RUSH: And plus, Hagel’s running for president. Now, there’s not a snowball’s chance in hell he’s going to get anywhere in the Republican Party running for president, but maybe he’s got polling data in Nebraska, even though Nebraska went for Bush, over 60% in 2004. Maybe people have soured there on the war and Hagel is listening to the polls. Who knows? But in terms of specifics, he and Nelson, they both did a reversal. Nelson is a Democrat but he was with the Republicans on this. Somehow Dingy Harry, the news is, and it’s gotta be more than this, the news is that Dingy Harry convinced these guys that the election results last November were to get us out of Iraq.

CALLER: I think there’s something more to it. You might think that I’m a little suspicious, but you’ve taught me well. And you’ve always said, follow the money. And I don’t think these are a hundred percent people of conscience. So those that have said we are against this war from the beginning, may I would cut them a little slack, but it just seems like there’s a whole lot of changing going on and not necessarily because of the last election or because of ’08. So I’m still a little suspicious. I think people want to be able to go back to their states and say, ‘Yeah, not only did I end the war but I also brought back the bacon.’

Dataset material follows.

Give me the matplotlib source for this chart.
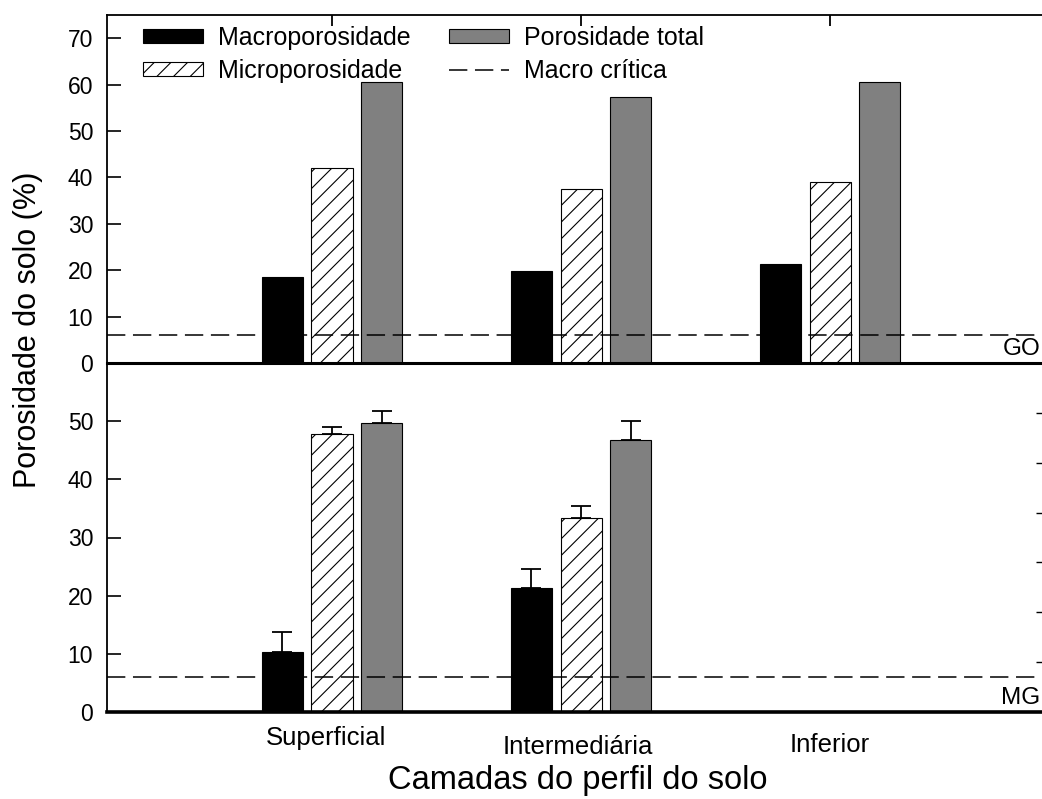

RUSH: There is no question that that’s a factor.

CALLER: And don’t you think that because they’re able to put these bills together under kind of like, you know, the old Maxwell Smart code of silence —

RUSH: Well, yeah. You have to dig deep to find out what’s in these things, and half the members don’t even read what’s in them.

CALLER: Well, they’ve read far enough to know that they’re gonna come home with something.

RUSH: Yeah, I know. We’ll try to find out. It’s sort of ancillary to me in terms of importance. But Hagel, I can’t explain it. Nobody can explain it. Everybody’s trying to figure out what this is about. The best I can come up with is he went to Maverick U., studied under John McCain, and is trying to establish his own similar maverick ID here and distance himself from the Republican Party.